What to work on
Start with the line that contains "Clone this chart" and end with the line that contains "import * as"; retype those lines and the ones between them exactly, without any pictures.

Stored records
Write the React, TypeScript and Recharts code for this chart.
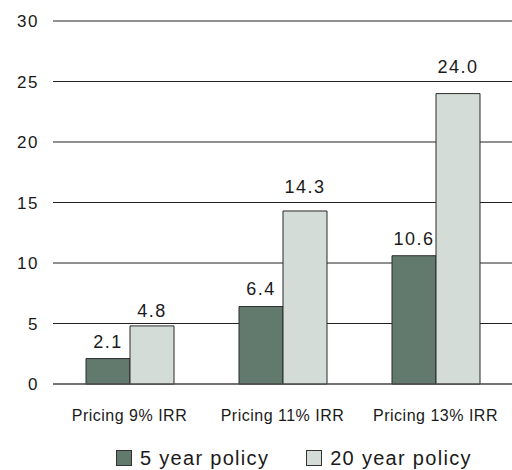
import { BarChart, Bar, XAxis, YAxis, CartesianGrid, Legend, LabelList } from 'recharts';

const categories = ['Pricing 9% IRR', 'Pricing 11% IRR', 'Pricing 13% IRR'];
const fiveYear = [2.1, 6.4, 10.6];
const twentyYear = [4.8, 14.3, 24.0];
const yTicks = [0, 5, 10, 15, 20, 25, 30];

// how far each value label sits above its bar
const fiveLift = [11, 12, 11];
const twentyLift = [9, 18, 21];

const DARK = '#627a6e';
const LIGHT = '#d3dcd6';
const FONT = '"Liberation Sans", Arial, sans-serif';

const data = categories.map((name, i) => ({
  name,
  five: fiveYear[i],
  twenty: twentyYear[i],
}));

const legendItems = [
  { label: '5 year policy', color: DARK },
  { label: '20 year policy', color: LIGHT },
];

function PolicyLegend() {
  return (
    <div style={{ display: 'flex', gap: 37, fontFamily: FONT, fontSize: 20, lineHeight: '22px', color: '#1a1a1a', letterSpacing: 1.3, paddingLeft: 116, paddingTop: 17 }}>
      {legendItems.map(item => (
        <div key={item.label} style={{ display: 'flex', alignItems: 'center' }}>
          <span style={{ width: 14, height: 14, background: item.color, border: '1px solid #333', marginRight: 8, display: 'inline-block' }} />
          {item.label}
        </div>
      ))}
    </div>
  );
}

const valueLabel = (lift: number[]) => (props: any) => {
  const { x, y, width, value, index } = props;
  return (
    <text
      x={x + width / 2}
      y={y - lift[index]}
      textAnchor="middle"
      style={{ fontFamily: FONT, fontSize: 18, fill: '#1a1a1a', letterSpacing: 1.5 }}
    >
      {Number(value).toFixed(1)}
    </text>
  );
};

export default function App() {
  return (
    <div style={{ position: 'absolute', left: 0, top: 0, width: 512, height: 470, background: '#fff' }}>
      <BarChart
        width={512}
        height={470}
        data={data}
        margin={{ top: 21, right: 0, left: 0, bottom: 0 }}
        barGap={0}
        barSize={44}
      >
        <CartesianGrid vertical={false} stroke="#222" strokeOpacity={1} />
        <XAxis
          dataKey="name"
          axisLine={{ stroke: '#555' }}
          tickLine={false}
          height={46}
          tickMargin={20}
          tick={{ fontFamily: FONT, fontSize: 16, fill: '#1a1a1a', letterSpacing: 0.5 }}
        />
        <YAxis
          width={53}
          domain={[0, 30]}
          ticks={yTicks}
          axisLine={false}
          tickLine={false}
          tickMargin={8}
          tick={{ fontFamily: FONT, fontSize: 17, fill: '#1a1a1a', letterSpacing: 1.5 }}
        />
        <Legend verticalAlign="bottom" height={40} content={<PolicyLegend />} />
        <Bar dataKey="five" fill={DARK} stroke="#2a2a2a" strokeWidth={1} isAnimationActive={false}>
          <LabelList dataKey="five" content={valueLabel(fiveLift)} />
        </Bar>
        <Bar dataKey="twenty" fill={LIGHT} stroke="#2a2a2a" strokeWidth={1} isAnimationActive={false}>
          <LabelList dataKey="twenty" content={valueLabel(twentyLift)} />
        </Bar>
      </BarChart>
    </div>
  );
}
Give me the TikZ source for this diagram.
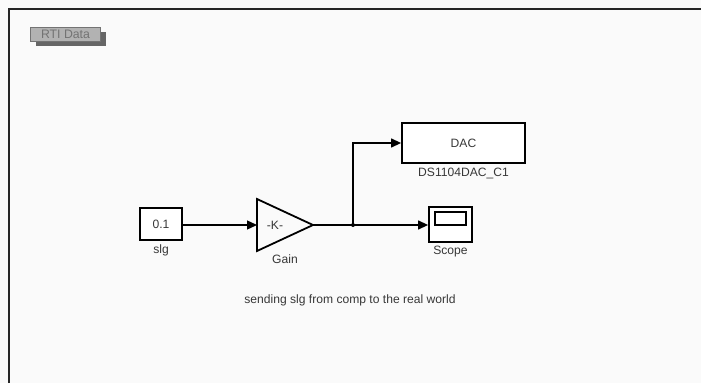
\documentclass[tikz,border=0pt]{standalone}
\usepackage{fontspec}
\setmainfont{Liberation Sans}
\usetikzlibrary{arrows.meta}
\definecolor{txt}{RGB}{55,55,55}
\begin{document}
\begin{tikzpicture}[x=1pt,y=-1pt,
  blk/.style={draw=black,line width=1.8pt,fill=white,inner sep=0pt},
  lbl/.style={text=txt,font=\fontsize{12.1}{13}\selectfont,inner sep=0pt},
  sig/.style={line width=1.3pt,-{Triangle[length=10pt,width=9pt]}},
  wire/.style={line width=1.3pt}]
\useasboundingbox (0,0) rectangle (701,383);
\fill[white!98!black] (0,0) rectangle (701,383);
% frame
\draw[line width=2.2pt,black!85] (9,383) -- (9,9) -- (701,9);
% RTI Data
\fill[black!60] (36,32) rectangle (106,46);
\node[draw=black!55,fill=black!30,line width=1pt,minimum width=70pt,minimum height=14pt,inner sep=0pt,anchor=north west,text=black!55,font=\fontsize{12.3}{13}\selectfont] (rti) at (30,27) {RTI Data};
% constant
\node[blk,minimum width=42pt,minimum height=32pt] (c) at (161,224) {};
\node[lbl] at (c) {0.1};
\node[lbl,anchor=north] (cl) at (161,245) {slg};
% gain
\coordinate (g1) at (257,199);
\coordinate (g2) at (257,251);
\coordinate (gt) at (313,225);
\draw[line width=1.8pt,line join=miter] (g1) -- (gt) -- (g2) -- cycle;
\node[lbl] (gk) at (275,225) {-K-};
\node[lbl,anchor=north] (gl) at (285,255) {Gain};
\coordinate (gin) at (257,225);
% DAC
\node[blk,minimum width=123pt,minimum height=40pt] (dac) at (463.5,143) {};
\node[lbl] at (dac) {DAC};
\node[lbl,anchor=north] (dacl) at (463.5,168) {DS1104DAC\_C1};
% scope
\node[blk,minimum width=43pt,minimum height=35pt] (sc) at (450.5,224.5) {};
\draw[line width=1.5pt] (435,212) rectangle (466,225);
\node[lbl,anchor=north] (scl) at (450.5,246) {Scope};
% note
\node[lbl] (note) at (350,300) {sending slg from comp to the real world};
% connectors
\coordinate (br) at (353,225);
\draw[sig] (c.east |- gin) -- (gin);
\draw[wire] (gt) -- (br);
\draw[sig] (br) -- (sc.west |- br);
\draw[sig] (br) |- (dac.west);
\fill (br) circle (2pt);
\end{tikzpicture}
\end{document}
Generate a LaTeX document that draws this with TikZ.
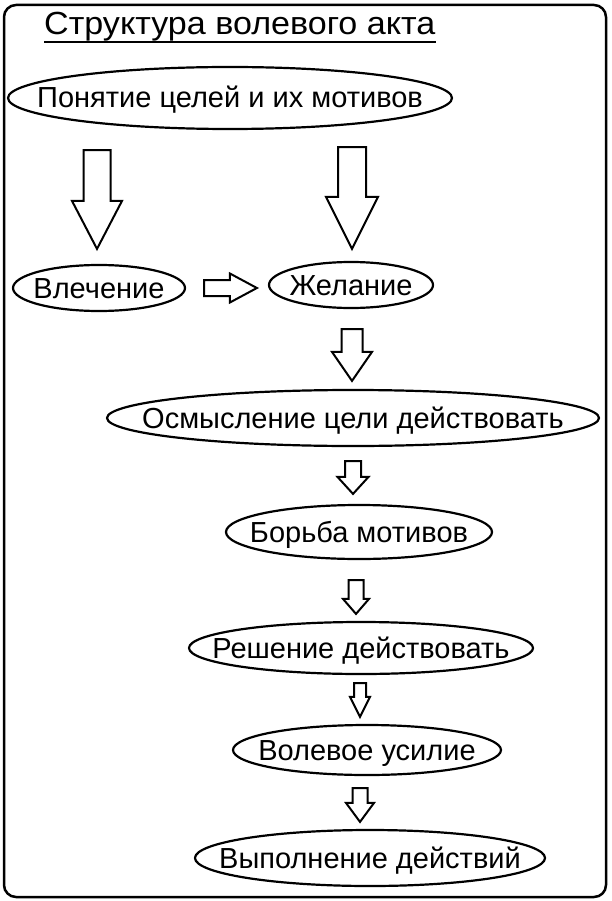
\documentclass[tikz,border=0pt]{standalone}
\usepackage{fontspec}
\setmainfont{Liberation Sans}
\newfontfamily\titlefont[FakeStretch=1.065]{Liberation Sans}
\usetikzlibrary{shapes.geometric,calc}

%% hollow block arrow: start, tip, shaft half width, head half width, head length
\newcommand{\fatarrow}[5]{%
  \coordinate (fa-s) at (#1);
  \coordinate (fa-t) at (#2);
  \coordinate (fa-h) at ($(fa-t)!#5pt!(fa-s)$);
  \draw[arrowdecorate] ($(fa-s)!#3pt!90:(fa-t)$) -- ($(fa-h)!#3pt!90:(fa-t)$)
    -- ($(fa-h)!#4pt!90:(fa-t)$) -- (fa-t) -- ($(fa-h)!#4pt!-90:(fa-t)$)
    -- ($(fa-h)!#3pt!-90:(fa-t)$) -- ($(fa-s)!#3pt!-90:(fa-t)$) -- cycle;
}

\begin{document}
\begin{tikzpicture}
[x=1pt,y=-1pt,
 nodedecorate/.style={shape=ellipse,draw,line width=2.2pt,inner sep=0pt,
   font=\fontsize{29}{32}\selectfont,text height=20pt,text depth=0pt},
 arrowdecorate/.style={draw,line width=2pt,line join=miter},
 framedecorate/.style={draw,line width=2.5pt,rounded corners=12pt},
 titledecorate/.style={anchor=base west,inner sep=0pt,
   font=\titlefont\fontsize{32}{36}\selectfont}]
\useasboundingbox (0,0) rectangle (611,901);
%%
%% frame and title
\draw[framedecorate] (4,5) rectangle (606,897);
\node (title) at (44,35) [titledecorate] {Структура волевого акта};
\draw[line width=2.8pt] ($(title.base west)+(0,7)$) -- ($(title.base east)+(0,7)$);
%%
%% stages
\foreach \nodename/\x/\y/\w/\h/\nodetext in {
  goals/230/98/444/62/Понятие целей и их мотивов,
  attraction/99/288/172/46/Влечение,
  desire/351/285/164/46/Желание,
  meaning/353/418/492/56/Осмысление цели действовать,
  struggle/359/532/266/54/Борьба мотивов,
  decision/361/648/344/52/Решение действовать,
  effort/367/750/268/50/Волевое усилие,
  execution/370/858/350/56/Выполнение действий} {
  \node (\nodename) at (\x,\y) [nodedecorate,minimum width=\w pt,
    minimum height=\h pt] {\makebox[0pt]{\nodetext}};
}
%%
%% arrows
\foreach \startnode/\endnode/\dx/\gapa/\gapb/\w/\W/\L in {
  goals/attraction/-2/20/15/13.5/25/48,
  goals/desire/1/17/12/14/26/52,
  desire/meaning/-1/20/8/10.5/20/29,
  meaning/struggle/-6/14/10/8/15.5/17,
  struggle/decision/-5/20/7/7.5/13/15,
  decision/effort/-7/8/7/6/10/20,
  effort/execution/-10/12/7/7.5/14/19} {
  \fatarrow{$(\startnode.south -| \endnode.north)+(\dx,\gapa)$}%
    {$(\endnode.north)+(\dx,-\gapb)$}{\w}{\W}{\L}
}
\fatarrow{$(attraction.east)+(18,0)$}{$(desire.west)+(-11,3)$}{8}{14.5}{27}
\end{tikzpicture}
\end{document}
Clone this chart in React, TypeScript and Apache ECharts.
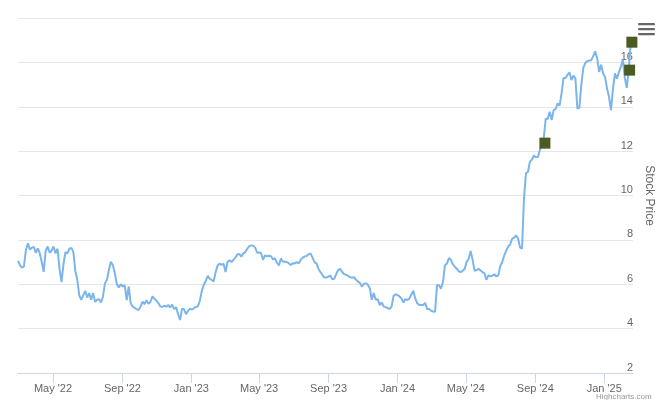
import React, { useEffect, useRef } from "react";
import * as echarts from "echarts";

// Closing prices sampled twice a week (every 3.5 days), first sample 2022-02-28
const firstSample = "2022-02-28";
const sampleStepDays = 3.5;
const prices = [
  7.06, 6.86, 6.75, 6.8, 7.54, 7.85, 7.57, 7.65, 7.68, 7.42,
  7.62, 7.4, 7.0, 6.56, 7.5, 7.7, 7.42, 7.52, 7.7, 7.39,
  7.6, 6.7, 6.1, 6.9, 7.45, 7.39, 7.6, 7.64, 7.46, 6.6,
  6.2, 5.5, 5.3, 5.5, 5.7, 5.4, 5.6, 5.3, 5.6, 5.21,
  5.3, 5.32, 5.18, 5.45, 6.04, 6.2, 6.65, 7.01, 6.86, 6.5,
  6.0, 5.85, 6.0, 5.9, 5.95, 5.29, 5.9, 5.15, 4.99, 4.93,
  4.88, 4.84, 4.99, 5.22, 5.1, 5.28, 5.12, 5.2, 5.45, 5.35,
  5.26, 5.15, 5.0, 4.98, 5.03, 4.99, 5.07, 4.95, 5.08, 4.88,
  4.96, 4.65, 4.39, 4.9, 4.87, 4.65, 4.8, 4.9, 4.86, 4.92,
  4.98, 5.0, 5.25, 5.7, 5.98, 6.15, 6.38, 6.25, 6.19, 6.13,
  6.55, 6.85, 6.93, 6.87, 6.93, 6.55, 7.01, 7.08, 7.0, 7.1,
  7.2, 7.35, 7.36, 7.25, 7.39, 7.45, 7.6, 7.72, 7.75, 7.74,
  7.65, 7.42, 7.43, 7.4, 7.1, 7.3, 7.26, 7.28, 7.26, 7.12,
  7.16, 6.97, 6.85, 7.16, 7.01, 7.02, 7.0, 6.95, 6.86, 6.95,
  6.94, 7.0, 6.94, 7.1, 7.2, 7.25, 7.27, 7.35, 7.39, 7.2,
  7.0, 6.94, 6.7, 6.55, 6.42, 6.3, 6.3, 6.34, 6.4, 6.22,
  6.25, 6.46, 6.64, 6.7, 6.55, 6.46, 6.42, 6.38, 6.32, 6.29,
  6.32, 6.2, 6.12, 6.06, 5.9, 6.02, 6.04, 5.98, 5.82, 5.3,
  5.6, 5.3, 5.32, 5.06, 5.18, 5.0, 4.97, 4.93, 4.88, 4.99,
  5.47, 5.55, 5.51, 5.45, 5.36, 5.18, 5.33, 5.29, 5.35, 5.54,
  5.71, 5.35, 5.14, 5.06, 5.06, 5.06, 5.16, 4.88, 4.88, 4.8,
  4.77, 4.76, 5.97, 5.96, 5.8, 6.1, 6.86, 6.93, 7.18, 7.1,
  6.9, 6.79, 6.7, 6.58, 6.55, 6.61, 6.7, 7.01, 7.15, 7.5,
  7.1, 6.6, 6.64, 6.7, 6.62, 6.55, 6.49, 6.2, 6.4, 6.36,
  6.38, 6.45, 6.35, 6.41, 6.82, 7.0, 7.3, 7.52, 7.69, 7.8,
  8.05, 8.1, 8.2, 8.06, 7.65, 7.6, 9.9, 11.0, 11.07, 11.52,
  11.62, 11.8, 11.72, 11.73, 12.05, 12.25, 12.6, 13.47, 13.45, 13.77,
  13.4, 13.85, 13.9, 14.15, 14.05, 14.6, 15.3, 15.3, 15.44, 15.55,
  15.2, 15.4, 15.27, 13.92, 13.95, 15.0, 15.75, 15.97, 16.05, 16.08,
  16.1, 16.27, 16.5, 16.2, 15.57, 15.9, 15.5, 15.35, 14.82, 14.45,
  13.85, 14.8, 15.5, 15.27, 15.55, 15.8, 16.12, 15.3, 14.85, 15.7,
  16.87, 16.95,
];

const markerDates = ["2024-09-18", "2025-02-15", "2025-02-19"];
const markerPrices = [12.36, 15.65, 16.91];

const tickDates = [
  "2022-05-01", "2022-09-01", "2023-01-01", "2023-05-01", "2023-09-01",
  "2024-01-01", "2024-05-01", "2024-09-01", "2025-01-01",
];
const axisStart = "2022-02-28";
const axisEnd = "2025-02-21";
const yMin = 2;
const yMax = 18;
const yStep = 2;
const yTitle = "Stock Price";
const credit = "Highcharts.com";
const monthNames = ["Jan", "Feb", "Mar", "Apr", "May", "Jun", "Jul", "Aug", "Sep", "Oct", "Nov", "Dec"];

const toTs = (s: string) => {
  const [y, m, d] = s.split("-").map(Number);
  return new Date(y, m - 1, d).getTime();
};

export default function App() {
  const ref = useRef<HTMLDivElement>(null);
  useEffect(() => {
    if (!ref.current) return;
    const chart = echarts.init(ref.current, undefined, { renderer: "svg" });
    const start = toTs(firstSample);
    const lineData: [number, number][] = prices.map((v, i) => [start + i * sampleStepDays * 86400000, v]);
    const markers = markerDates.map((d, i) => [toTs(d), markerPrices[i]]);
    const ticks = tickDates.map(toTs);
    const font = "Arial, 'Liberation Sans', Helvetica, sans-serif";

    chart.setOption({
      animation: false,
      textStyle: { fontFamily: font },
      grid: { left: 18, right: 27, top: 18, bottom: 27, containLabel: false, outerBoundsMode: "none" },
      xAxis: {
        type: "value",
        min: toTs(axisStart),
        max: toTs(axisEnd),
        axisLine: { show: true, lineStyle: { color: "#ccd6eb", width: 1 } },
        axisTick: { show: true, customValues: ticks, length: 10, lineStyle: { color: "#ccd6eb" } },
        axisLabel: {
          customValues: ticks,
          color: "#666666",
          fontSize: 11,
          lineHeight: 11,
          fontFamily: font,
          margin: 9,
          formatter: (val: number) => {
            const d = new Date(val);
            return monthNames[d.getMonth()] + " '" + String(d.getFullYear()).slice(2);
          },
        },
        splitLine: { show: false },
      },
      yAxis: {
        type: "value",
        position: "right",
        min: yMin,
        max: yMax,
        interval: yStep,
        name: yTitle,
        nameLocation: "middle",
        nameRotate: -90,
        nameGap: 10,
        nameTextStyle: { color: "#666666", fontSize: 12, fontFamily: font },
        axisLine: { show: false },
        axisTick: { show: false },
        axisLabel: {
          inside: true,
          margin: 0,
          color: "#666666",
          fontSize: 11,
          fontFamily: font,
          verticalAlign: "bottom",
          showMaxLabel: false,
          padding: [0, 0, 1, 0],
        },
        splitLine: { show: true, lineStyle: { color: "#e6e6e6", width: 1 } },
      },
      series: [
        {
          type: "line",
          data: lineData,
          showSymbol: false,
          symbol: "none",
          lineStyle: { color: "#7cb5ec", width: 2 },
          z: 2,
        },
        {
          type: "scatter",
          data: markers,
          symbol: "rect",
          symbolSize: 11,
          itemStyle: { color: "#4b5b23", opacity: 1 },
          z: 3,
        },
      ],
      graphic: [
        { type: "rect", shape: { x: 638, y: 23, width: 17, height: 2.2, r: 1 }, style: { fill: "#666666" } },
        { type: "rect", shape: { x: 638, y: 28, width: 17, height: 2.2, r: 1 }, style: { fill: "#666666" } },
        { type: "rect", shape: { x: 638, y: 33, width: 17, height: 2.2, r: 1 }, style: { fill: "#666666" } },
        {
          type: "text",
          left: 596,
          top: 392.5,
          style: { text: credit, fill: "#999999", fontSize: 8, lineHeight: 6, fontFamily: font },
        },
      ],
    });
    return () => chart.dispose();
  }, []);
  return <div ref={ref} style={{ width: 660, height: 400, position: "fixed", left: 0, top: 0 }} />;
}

Solution to the exercise
Clone this chart in React, TypeScript and Apache ECharts.
import React, { useEffect, useRef } from "react";
import * as echarts from "echarts";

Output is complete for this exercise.